Who knows? Maybe not. But those questions bothered Perriman.
"I think about it a lot when I go back and look at the film," Perriman said Tuesday.
Finally, Perriman doesn't have to answer questions about his health because there aren't any. Now, the microscope is on his on-field performances. And after a sluggish start to his sophomore season, the Ravens and the 2015 first-round pick know he needs to pick up the pace.
"He is very determined; he really wants to be good. He and I talk a lot; we talked today," Head Coach John Harbaugh said Monday.
"I told him, 'I just am impatient. You have all this talent, and there is a lot to learn, but I just want to speed the curve up.' Obviously, he said that he could not agree more. We just have to keep chasing it. It is going to happen, and let's try to make it happen sooner rather than later."
Wallace has been the Ravens' chief big-play threat so far this season with 35 catches for 490 yards and three touchdowns. But the Ravens' passing offense would be so much more dangerous if Perriman joined in more on the action.
Perriman has just 14 catches for 183 yards and no touchdowns this year. He had one grab for 11 yards against the Jets.
Perriman made a good first impression with a leaping 35-yard catch against the Buffalo Bills in Week 1, but his biggest (non) play of the year was a 23-yard game-winning touchdown catch against the Washington Redskins in Week 5 that was reversed after official review. Perriman's second foot landed just inches out of bounds.
"It's just basically making the plays that come to me," Perriman said. "Earlier in the year, I had a couple drops that I want back. Other than that, it's working on the little things. I feel like I can get better in every single area of my game, and that's what I work to do every day."

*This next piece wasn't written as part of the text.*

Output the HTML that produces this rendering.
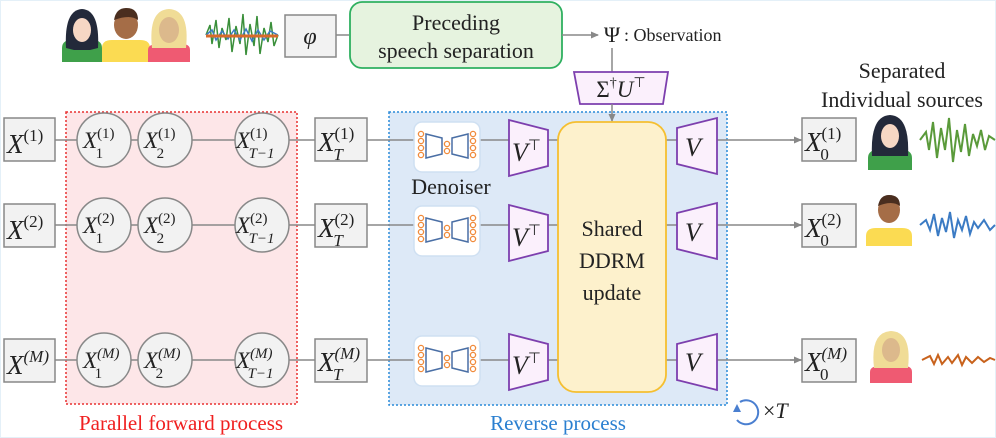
<!DOCTYPE html>
<html><head><meta charset="utf-8"><style>
body{margin:0;background:#fff}
svg{display:block}
text{font-family:"Liberation Serif",serif;fill:#222}
.m{font-style:italic}
</style></head><body>
<svg width="996" height="438" viewBox="0 0 996 438" xmlns="http://www.w3.org/2000/svg">
<defs>
<marker id="ah" markerWidth="8" markerHeight="8" refX="7" refY="4" orient="auto" markerUnits="userSpaceOnUse"><path d="M0,0.5 L8,4 L0,7.5z" fill="#888"/></marker>
<g id="den">
<rect x="0" y="0" width="66" height="50" rx="8" fill="#fff" stroke="#cfe0f2" stroke-width="1.5"/>
<g fill="none" stroke="#f08a3a" stroke-width="1.3">
<circle cx="7" cy="12" r="2.6"/><circle cx="7" cy="19" r="2.6"/><circle cx="7" cy="26" r="2.6"/><circle cx="7" cy="33" r="2.6"/>
<circle cx="33" cy="22" r="2.6"/><circle cx="33" cy="29" r="2.6"/>
<circle cx="59" cy="12" r="2.6"/><circle cx="59" cy="19" r="2.6"/><circle cx="59" cy="26" r="2.6"/><circle cx="59" cy="33" r="2.6"/>
</g>
<path d="M12,12 L28,16 L28,32 L12,36z M38,16 L54,12 L54,36 L38,32z" fill="none" stroke="#4a6fa5" stroke-width="1.5"/>
</g>
<g id="vt"><path d="M0,0 L39,10 L39,46 L0,56z" fill="#fbf0fc" stroke="#7d3fae" stroke-width="1.8"/></g>
<g id="v"><path d="M0,10 L40,0 L40,56 L0,46z" fill="#fbf0fc" stroke="#7d3fae" stroke-width="1.8"/></g>
</defs>
<rect x="0.5" y="0.5" width="995" height="437" fill="#fff" stroke="#e4f0f8"/>

<g>
<path d="M62,62 L62,48 Q62,40 72,40 L92,40 Q102,40 102,48 L102,62z" fill="#3fa04a"/>
<path d="M66,48 Q64,10 82,9 Q100,10 98,48 L90,50 L74,50z" fill="#23293a"/>
<ellipse cx="82" cy="30" rx="9" ry="12" fill="#f6d7c4"/>
<path d="M102,62 L102,48 Q102,40 112,40 L140,40 Q150,40 150,48 L150,62z" fill="#fbdb52"/>
<ellipse cx="126" cy="25" rx="12" ry="14" fill="#a56d47"/>
<path d="M114,20 Q116,8 126,8 Q138,8 138,20 Q130,14 114,20z" fill="#4a2e1f"/>
<path d="M148,62 L148,50 Q148,44 158,44 L182,44 Q190,44 190,50 L190,62z" fill="#ef5a72"/>
<path d="M152,48 Q148,10 169,9 Q190,10 186,48z" fill="#f0dc96"/>
<ellipse cx="169" cy="30" rx="10" ry="13" fill="#dcb98c"/>
</g>
<g stroke-width="1.5">
<path d="M206,35 L210,25 L212,44 L216,20 L219,48 L222,28 L226,40 L229,18 L232,52 L236,26 L240,44 L243,14 L246,55 L250,24 L254,46 L257,16 L260,54 L264,28 L268,42 L271,22 L274,46 L278,35" stroke="#3a8f3a" fill="none"/>
<path d="M206,35 L212,30 L216,40 L222,31 L228,39 L234,30 L240,40 L246,29 L252,41 L258,30 L264,40 L270,31 L278,35" stroke="#3b7bc4" fill="none"/>
<path d="M206,36 L278,36" stroke="#d86a2a" stroke-width="3"/>
</g>
<rect x="285" y="15" width="51" height="42" fill="#f2f2f2" stroke="#888" stroke-width="1.5"/>
<text x="310" y="44" font-size="24" text-anchor="middle" class="m">φ</text>
<line x1="336" y1="35" x2="349" y2="35" stroke="#888" stroke-width="1.5"/>
<rect x="350" y="2" width="212" height="66" rx="12" fill="#e6f3df" stroke="#2fb060" stroke-width="1.8"/>
<text x="456" y="30" font-size="22" text-anchor="middle">Preceding</text>
<text x="456" y="58" font-size="22" text-anchor="middle">speech separation</text>
<line x1="562" y1="35" x2="598" y2="35" stroke="#888" stroke-width="1.5" marker-end="url(#ah)"/>
<text x="612" y="42" font-size="22" text-anchor="middle">Ψ</text>
<text x="624" y="41" font-size="18">: Observation</text>
<line x1="612" y1="48" x2="612" y2="72" stroke="#888" stroke-width="1.5"/>
<path d="M574,72 L668,72 L663,104 L580,104z" fill="#fbf0fc" stroke="#7d3fae" stroke-width="1.8"/>
<text x="621" y="97" font-size="23" text-anchor="middle">Σ<tspan font-size="14" dy="-10">†</tspan><tspan class="m" dy="10">U</tspan><tspan font-size="14" dy="-10">⊤</tspan></text>

<rect x="66" y="112" width="231" height="292" fill="#fde6e8" stroke="#e83030" stroke-width="1.5" stroke-dasharray="2,2"/>
<rect x="389" y="112" width="338" height="293" fill="#dde9f7" stroke="#2a8ad8" stroke-width="1.5" stroke-dasharray="2,2"/>
<line x1="612" y1="104" x2="612" y2="121" stroke="#888" stroke-width="1.5" marker-end="url(#ah)"/>

<g stroke="#888" stroke-width="1.5">
<line x1="55" y1="140" x2="802" y2="140"/>
<line x1="55" y1="225" x2="802" y2="225"/>
<line x1="55" y1="360" x2="802" y2="360"/>
</g>
<g stroke="#888" stroke-width="1.5" fill="none">
<line x1="790" y1="140" x2="801" y2="140" marker-end="url(#ah)"/>
<line x1="790" y1="225" x2="801" y2="225" marker-end="url(#ah)"/>
<line x1="790" y1="360" x2="801" y2="360" marker-end="url(#ah)"/>
</g>

<g fill="#f2f2f2" stroke="#888" stroke-width="1.5">
<rect x="4" y="118" width="51" height="43"/><rect x="4" y="204" width="51" height="43"/><rect x="4" y="339" width="51" height="43"/>
<circle cx="104" cy="140" r="27"/><circle cx="165" cy="140" r="27"/><circle cx="262" cy="140" r="27"/>
<circle cx="104" cy="225" r="27"/><circle cx="165" cy="225" r="27"/><circle cx="262" cy="225" r="27"/>
<circle cx="104" cy="360" r="27"/><circle cx="165" cy="360" r="27"/><circle cx="262" cy="360" r="27"/>
<rect x="315" y="118" width="52" height="43"/><rect x="315" y="204" width="52" height="43"/><rect x="315" y="339" width="52" height="43"/>
<rect x="802" y="118" width="54" height="43"/><rect x="802" y="204" width="54" height="43"/><rect x="802" y="339" width="54" height="43"/>
</g>

<g font-size="27" class="m">
<text x="7" y="153">X<tspan font-size="17" font-style="normal" dy="-12">(1)</tspan></text>
<text x="7" y="239">X<tspan font-size="17" font-style="normal" dy="-12">(2)</tspan></text>
<text x="7" y="374">X<tspan font-size="17" dy="-12">(M)</tspan></text>
</g>
<g font-size="23" class="m">
<text x="83" y="148">X<tspan font-size="15" font-style="normal" dy="-10">(1)</tspan><tspan font-size="15" font-style="normal" dx="-19" dy="20">1</tspan></text>
<text x="144" y="148">X<tspan font-size="15" font-style="normal" dy="-10">(1)</tspan><tspan font-size="15" font-style="normal" dx="-19" dy="20">2</tspan></text>
<text x="236" y="148">X<tspan font-size="15" font-style="normal" dy="-10">(1)</tspan><tspan font-size="15" dx="-19" dy="20">T−1</tspan></text>
<text x="83" y="233">X<tspan font-size="15" font-style="normal" dy="-10">(2)</tspan><tspan font-size="15" font-style="normal" dx="-19" dy="20">1</tspan></text>
<text x="144" y="233">X<tspan font-size="15" font-style="normal" dy="-10">(2)</tspan><tspan font-size="15" font-style="normal" dx="-19" dy="20">2</tspan></text>
<text x="236" y="233">X<tspan font-size="15" font-style="normal" dy="-10">(2)</tspan><tspan font-size="15" dx="-19" dy="20">T−1</tspan></text>
<text x="83" y="368">X<tspan font-size="15" dy="-10">(M)</tspan><tspan font-size="15" font-style="normal" dx="-25" dy="20">1</tspan></text>
<text x="144" y="368">X<tspan font-size="15" dy="-10">(M)</tspan><tspan font-size="15" font-style="normal" dx="-25" dy="20">2</tspan></text>
<text x="236" y="368">X<tspan font-size="15" dy="-10">(M)</tspan><tspan font-size="15" dx="-25" dy="20">T−1</tspan></text>
</g>
<g font-size="27" class="m">
<text x="318" y="151">X<tspan font-size="17" font-style="normal" dy="-12">(1)</tspan><tspan font-size="17" dx="-21" dy="21">T</tspan></text>
<text x="318" y="237">X<tspan font-size="17" font-style="normal" dy="-12">(2)</tspan><tspan font-size="17" dx="-21" dy="21">T</tspan></text>
<text x="318" y="371">X<tspan font-size="17" dy="-12">(M)</tspan><tspan font-size="17" dx="-27" dy="21">T</tspan></text>
<text x="805" y="151">X<tspan font-size="17" font-style="normal" dy="-12">(1)</tspan><tspan font-size="17" font-style="normal" dx="-21" dy="21">0</tspan></text>
<text x="805" y="237">X<tspan font-size="17" font-style="normal" dy="-12">(2)</tspan><tspan font-size="17" font-style="normal" dx="-21" dy="21">0</tspan></text>
<text x="805" y="371">X<tspan font-size="17" dy="-12">(M)</tspan><tspan font-size="17" font-style="normal" dx="-27" dy="21">0</tspan></text>
</g>

<use href="#den" x="414" y="122"/><use href="#den" x="414" y="206"/><use href="#den" x="414" y="336"/>
<text x="451" y="194" font-size="22" text-anchor="middle">Denoiser</text>
<use href="#vt" x="509" y="120"/><use href="#vt" x="509" y="205"/><use href="#vt" x="509" y="334"/>
<g font-size="26" class="m"><text x="512" y="161">V<tspan font-size="15" font-style="normal" dy="-11">⊤</tspan></text>
<text x="512" y="246">V<tspan font-size="15" font-style="normal" dy="-11">⊤</tspan></text>
<text x="512" y="374">V<tspan font-size="15" font-style="normal" dy="-11">⊤</tspan></text></g>
<rect x="558" y="122" width="108" height="270" rx="18" fill="#fdf1cc" stroke="#f5bf30" stroke-width="1.8"/>
<text x="612" y="236" font-size="22" text-anchor="middle">Shared</text>
<text x="612" y="268" font-size="22" text-anchor="middle">DDRM</text>
<text x="612" y="300" font-size="22" text-anchor="middle">update</text>
<use href="#v" x="677" y="118"/><use href="#v" x="677" y="203"/><use href="#v" x="677" y="334"/>
<g font-size="26" class="m"><text x="685" y="156">V</text><text x="685" y="241">V</text><text x="685" y="371">V</text></g>

<g>
<path d="M868,170 L868,158 Q868,150 878,150 L902,150 Q912,150 912,158 L912,170z" fill="#3fa04a"/>
<path d="M872,156 Q870,116 890,115 Q910,116 908,156z" fill="#23293a"/>
<ellipse cx="890" cy="136" rx="9" ry="12" fill="#f6d7c4"/>
<path d="M866,246 L866,236 Q866,228 876,228 L902,228 Q912,228 912,236 L912,246z" fill="#fbdb52"/>
<ellipse cx="889" cy="210" rx="11" ry="13" fill="#a56d47"/>
<path d="M878,206 Q880,195 889,195 Q900,195 900,206 Q892,200 878,206z" fill="#4a2e1f"/>
<path d="M870,383 L870,372 Q870,366 880,366 L904,366 Q912,366 912,372 L912,383z" fill="#ef5a72"/>
<path d="M874,368 Q870,332 891,331 Q912,332 908,368z" fill="#f0dc96"/>
<ellipse cx="891" cy="350" rx="9" ry="12" fill="#dcb98c"/>
</g>
<path d="M920,140 L926,132 L929,150 L933,122 L937,158 L941,128 L945,150 L949,118 L953,162 L957,130 L961,152 L965,124 L969,156 L973,134 L977,146 L981,130 L985,150 L989,136 L995,140" stroke="#5a9a3a" stroke-width="2" fill="none"/>
<path d="M920,225 L926,220 L930,230 L934,214 L938,236 L942,218 L946,232 L950,212 L954,238 L958,220 L962,230 L966,216 L970,234 L974,222 L978,228 L984,220 L990,230 L995,225" stroke="#3b7bc4" stroke-width="2" fill="none"/>
<path d="M922,360 L930,356 L934,364 L938,355 L942,364 L948,357 L952,363 L958,355 L962,365 L966,357 L972,363 L978,357 L984,362 L990,358 L995,360" stroke="#c8621c" stroke-width="2" fill="none"/>

<text x="902" y="78" font-size="22" text-anchor="middle">Separated</text>
<text x="902" y="107" font-size="22" text-anchor="middle">Individual sources</text>

<text x="181" y="430" font-size="21" text-anchor="middle" style="fill:#f02020">Parallel forward process</text>
<text x="558" y="430" font-size="21" text-anchor="middle" style="fill:#2a7fd0">Reverse process</text>
<path d="M740,402 A12,12 0 1 1 737,420" fill="none" stroke="#4a7fd0" stroke-width="2"/>
<path d="M733,412 L737,404 L741,412z" fill="#4a7fd0"/>
<text x="763" y="418" font-size="22">×<tspan class="m">T</tspan></text>
</svg>
</body></html>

While Perriman is technically a sophomore, he's really more like a rookie in terms of on-field experience. His first season never got off the ground because of a training camp knee injury that he re-aggravated and eventually sent him to injured reserve.
Then another knee injury suffered this summer wiped out all of training camp and nearly the entire preseason. His first NFL game was the preseason finale against the New Orleans Saints on Sept. 1, and he now has just seven regular-season games under his belt.
But Perriman isn't giving himself a pass for being inexperienced.
"I don't really think like that," he said. "I expect the most and best out of myself more than anybody else. And I know what I'm capable of."
As Wide Receivers Coach Bobby Engram said, Perriman has a good foundation to work from because he still benefited from a lot of time in the classroom and on the sidelines during practice to become comfortable with Baltimore's offense. Now he just needs to work on his craft.
"He is starting to understand how to really run routes," Engram said. "He's getting good at working his releases. If he can do that on a consistent basis, it is going to help him."
If Perriman can get off the line of scrimmage better, beat press coverage quicker, then he can really open up and run. That's his strength. There aren't many (or any) defensive backs that can go stride-for-stride with a wide receiver who ran the 40-yard dash in 4.21 seconds.
But if Perriman is constantly caught on the line of scrimmage or doesn't run good enough routes to make defensive backs fear him beating them underneath, it diminishes the power of his vertical speed.
"The more we can work those releases and get him running, the more we'll have those opportunities to catch those big passes down the field," Engram said. "With Breshad, it's continuing to work break transitions and just fundamental football."
When it comes to the mental side of the game, Engram said Perriman is "mentally strong" in his second year. He's matured since his rookie year, when he admitted to being virtually depressed and not returning his parents' phone calls.
"I think all good players beat themselves up pretty good when they make mistakes, but I don't see any carry over or any lingering in terms of his work in the classroom," Engram said. "He's just a different personality."
There have been bumps along the way so far, as Sunday's loss at MetLife Stadium showed, but Perriman still could be a big part of turning Baltimore's offense around in the second half of the season.
"It definitely tests your patience," he said. "But I've got to stay prayed up and stay the course, and I know it's going to come."